Additionally, the KP government prevented unilateral curfews by transferring powers of Section 144 from district commissioners to the Home Department, and ordered that no future curfew be imposed in the province without provincial approval. The CM also met with party and security leadership and announced financial relief: Rs10 million compensation for each family of those (civilian or security) killed, and Rs2.5 million for each wounded person.

Gandapur's successor, CM Sohail Afridi blamed the federal government's "flawed policies" for resurgence of violence and accused the central government of withholding war-on-terror funds. He has also opposed military operations in the region.

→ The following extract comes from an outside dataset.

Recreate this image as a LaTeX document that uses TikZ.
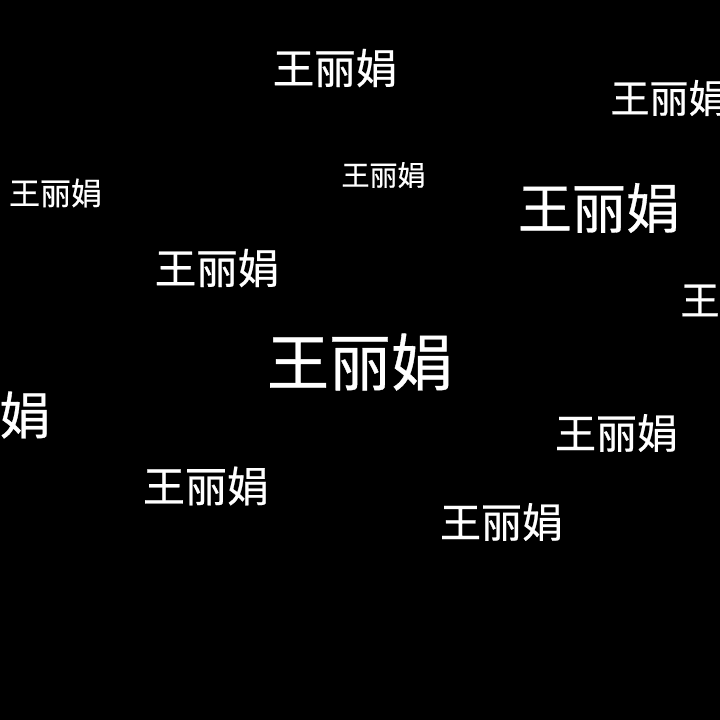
\documentclass[tikz,border=0pt]{standalone}
\usepackage{fontspec}
\newfontfamily\cjk[FakeBold=0.6]{Noto Sans CJK SC}
\begin{document}
\begin{tikzpicture}[x=1pt,y=-1pt,
  nm/.style={text=white,inner sep=0pt,anchor=center}]
\useasboundingbox (0,0) rectangle (720,720);
\fill[black] (0,0) rectangle (720,720);
\clip (0,0) rectangle (720,720);
\newcommand\nmtext[1]{{\cjk\fontsize{#1}{#1}\selectfont 王丽娟}}
\node[nm] (n1) at (335,68) {\nmtext{41.5}};
\node[nm] (n2) at (669,98) {\nmtext{39}};
\node[nm] (n3) at (383.5,175) {\nmtext{28}};
\node[nm] (n4) at (55.5,193) {\nmtext{31}};
\node[nm] (n5) at (599,208) {\nmtext{54}};
\node[nm] (n6) at (217,268) {\nmtext{41.5}};
\node[nm] (n7) at (739,300) {\nmtext{39}};
\node[nm] (n8) at (360,362) {\nmtext{62}};
\node[nm] (n9) at (-26,415) {\nmtext{51}};
\node[nm] (n10) at (616.5,433) {\nmtext{41}};
\node[nm] (n11) at (206,486) {\nmtext{42}};
\node[nm] (n12) at (501.5,522) {\nmtext{41}};
\end{tikzpicture}
\end{document}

At the federal level, like other operations, the military’s public communications were minimal. The Pakistani Army's Inter-Services Public Relations (ISPR) did not issue detailed statements on Sarbakaf’s progress; one report noted “Pakistan’s military did not respond to a request for comment” on the events.

===Local and political===
The operation sparked immediate local protests. On 30–31 July, hundreds of Bajaur residents (youth, tribal elders and political activists) gathered at Umary Chowk and other points, often displaying black armbands or copies of the Holy Quran, to demand an end to the offensive. They criticized the operation as “unannounced” and complained that the curfew caused severe hardship by cutting off markets and supply routes.

Regional politicians voiced outrage. Several Bajaur lawmakers and tribal leaders – including PTI MPA Dr. Hamid Ur Rehman, former PTI MNA Gul Zafar Khan, MNA Anwar Zeb Khan, ANP’s Aimal Wali Khan, and JI’s Mushtaq Ahmed Khan – publicly condemned the raid and the curfew. They argued that under Pakistan’s Constitution (Article 245), the provincial government’s approval is required for such operations. Some threatened large-scale protests: as Dr. Rehman put it, if the offensive were not halted, he would “take the whole people of Mamund to roads” to demonstrate.

Jamiat Ulema-e-Islam (F) (JUI‑F) also criticized the operation as a “misguided force” response, warning that such measures historically failed to resolve insurgencies.

These leaders also amplified reports of civilian harm. The Bajaur Peace Action Committee, a coalition of local parties and activists, held an emergency meeting on 30 July and demanded an immediate end to Sarbakaf. Their participants reiterated that authorities had assured villagers that civilians would not be targeted – and alleged those assurances had been broken by the reported civilian casualties.

== Humanitarian impact ==
By 12 August 2025, approximately 100,000 people had been displaced by the operation. The Khyber Pakhtunkhwa government authorized Rs.50,000 in compensation per displaced family, while NGOs such as the Al-Khidmat Foundation distributed food aid to those affected.